Virgili noted that there are so many emerging trends in education that it’s hard to know what’s on the horizon. But growing the programs that have already been identified as being important by the various communities CMC serves should remain a priority, she said.

“A big role of the board is to keep in touch with the emerging trends in education, health information technology, data analysis, the green energy economy and green building …,” Virgili said.

“Overall, I believe the degrees need to reflect the communities and the individual campuses, and the people and businesses in those communities, because they are the ones who pay the taxes,” she added.

Candidates for the District 6 (Lake County) seat on the CMC board — former college workers Bob Hartzell and Christine Whittington — also addressed the question of expanding and growing tech training.

Hartzell agreed that the local communities should have input in that. CMC’s Rifle campus, for instance, has seen a downturn in enrollment in engineering programs for oil and gas jobs with the slowdown in Garfield County’s energy economy, Hartzell noted.

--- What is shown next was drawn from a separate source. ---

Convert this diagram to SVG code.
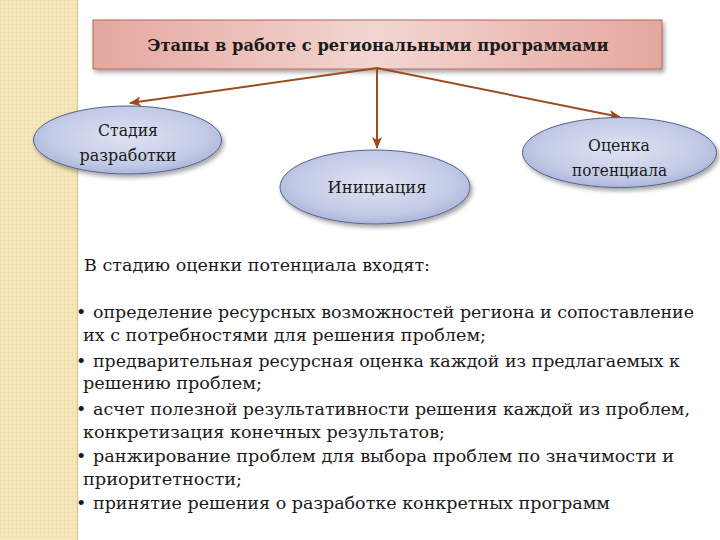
<svg xmlns="http://www.w3.org/2000/svg" width="720" height="540" viewBox="0 0 720 540">
<defs>
<linearGradient id="gTitle" x1="0" y1="0" x2="1" y2="0">
<stop offset="0" stop-color="#e4a79f"/>
<stop offset="0.5" stop-color="#f3d6d1"/>
<stop offset="1" stop-color="#e4a79f"/>
</linearGradient>
<radialGradient id="gEll" cx="0.5" cy="0.45" r="0.6">
<stop offset="0" stop-color="#dfe3f2"/>
<stop offset="0.7" stop-color="#c3cae6"/>
<stop offset="1" stop-color="#a3afd6"/>
</radialGradient>
<filter id="shadow" x="-10%" y="-20%" width="125%" height="160%">
<feDropShadow dx="2" dy="3" stdDeviation="2" flood-color="#000" flood-opacity="0.35"/>
</filter>
<marker id="arr" viewBox="0 0 12 10" refX="11" refY="5" markerWidth="12" markerHeight="10" markerUnits="userSpaceOnUse" orient="auto">
<path d="M0,0 L12,5 L0,10 L3,5 Z" fill="#9c4c1e"/>
</marker>
<pattern id="tex" width="4" height="4" patternUnits="userSpaceOnUse">
<rect width="4" height="4" fill="#f4e5b8"/>
<rect x="0" y="0" width="1" height="1" fill="#ead9a6"/>
<rect x="2" y="2" width="1" height="1" fill="#faeecb"/>
</pattern>
</defs>
<style>
.t{font-family:"DejaVu Serif","Liberation Serif",serif;fill:#1a1a1a}
.node{font-size:17px;text-anchor:middle}
.body{font-size:17.5px}
.conn{stroke:#9c4c1e;stroke-width:2;fill:none}
.ell{fill:url(#gEll);stroke:#55618f;stroke-width:1}
</style>
<rect width="720" height="540" fill="#ffffff"/>
<rect x="0" y="0" width="77" height="540" fill="url(#tex)"/>
<line x1="77.5" y1="0" x2="77.5" y2="540" stroke="#e2cf96" stroke-width="1.5"/>

<g id="title">
<rect x="93" y="20" width="569" height="49" fill="url(#gTitle)" stroke="#b5675e" stroke-width="1" filter="url(#shadow)"/>
<text class="t" x="378" y="51" font-size="16.5" font-weight="bold" text-anchor="middle" textLength="461" lengthAdjust="spacingAndGlyphs">Этапы в работе с региональными программами</text>
</g>

<g id="connectors">
<line class="conn" x1="377" y1="68" x2="130" y2="103" marker-end="url(#arr)"/>
<line class="conn" x1="377" y1="68" x2="377" y2="148" marker-end="url(#arr)"/>
<line class="conn" x1="377" y1="68" x2="620" y2="117" marker-end="url(#arr)"/>
</g>

<g id="node-stadia">
<ellipse class="ell" cx="127.5" cy="140" rx="94" ry="34" filter="url(#shadow)"/>
<text class="t node" x="128" y="136" textLength="60" lengthAdjust="spacingAndGlyphs">Стадия</text>
<text class="t node" x="128" y="161" textLength="97" lengthAdjust="spacingAndGlyphs">разработки</text>
</g>

<g id="node-initiation">
<ellipse class="ell" cx="375" cy="187" rx="95" ry="37" filter="url(#shadow)"/>
<text class="t node" x="377" y="193" textLength="99" lengthAdjust="spacingAndGlyphs">Инициация</text>
</g>

<g id="node-ocenka">
<ellipse class="ell" cx="619.5" cy="152.5" rx="97" ry="35" filter="url(#shadow)"/>
<text class="t node" x="619" y="151" textLength="62" lengthAdjust="spacingAndGlyphs">Оценка</text>
<text class="t node" x="619.5" y="176" textLength="95" lengthAdjust="spacingAndGlyphs">потенциала</text>
</g>

<g id="body-text">
<text class="t body" x="84" y="271" textLength="346" lengthAdjust="spacingAndGlyphs">В стадию оценки потенциала входят:</text>
<text class="t body" x="76" y="318">•</text>
<text class="t body" x="93" y="318" textLength="601" lengthAdjust="spacingAndGlyphs">определение ресурсных возможностей региона и сопоставление</text>
<text class="t body" x="83" y="341" textLength="403" lengthAdjust="spacingAndGlyphs">их с потребностями для решения проблем;</text>
<text class="t body" x="76" y="367">•</text>
<text class="t body" x="93" y="367" textLength="587" lengthAdjust="spacingAndGlyphs">предварительная ресурсная оценка каждой из предлагаемых к</text>
<text class="t body" x="83" y="389" textLength="179" lengthAdjust="spacingAndGlyphs">решению проблем;</text>
<text class="t body" x="76" y="415">•</text>
<text class="t body" x="93" y="415" textLength="597" lengthAdjust="spacingAndGlyphs">асчет полезной результативности решения каждой из проблем,</text>
<text class="t body" x="83" y="438" textLength="362" lengthAdjust="spacingAndGlyphs">конкретизация конечных результатов;</text>
<text class="t body" x="76" y="462">•</text>
<text class="t body" x="93" y="462" textLength="581" lengthAdjust="spacingAndGlyphs">ранжирование проблем для выбора проблем по значимости и</text>
<text class="t body" x="83" y="485" textLength="159" lengthAdjust="spacingAndGlyphs">приоритетности;</text>
<text class="t body" x="76" y="509">•</text>
<text class="t body" x="93" y="509" textLength="517" lengthAdjust="spacingAndGlyphs">принятие решения о разработке конкретных программ</text>
</g>
</svg>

“We need to look at the needs of the local area,” he said.

Whittington agreed.

“We have to do outreach in our own communities … to make sure we know what things they are looking for,” she said.

When it comes to maintaining sustainable enrollment growth, candidates said they would turn to the expertise of college staff and to the individual communities to help determine that.

“I value their assessment of that,” Virgili said. “We have to look to the community to help determine that.”

That will be particularly true if voters in the Salida school district and across the other six CMC counties agree to annex the Salida area into the taxing district, she said.

Added Axelson, “It’s also important always to consider marketing” in those communities to help determine what course offering will be most attractive.

“We have to take all the information we can get from professionals and plan from that,” she said.

Voters from throughout the CMC district will decide both contested seats on the board of trustees.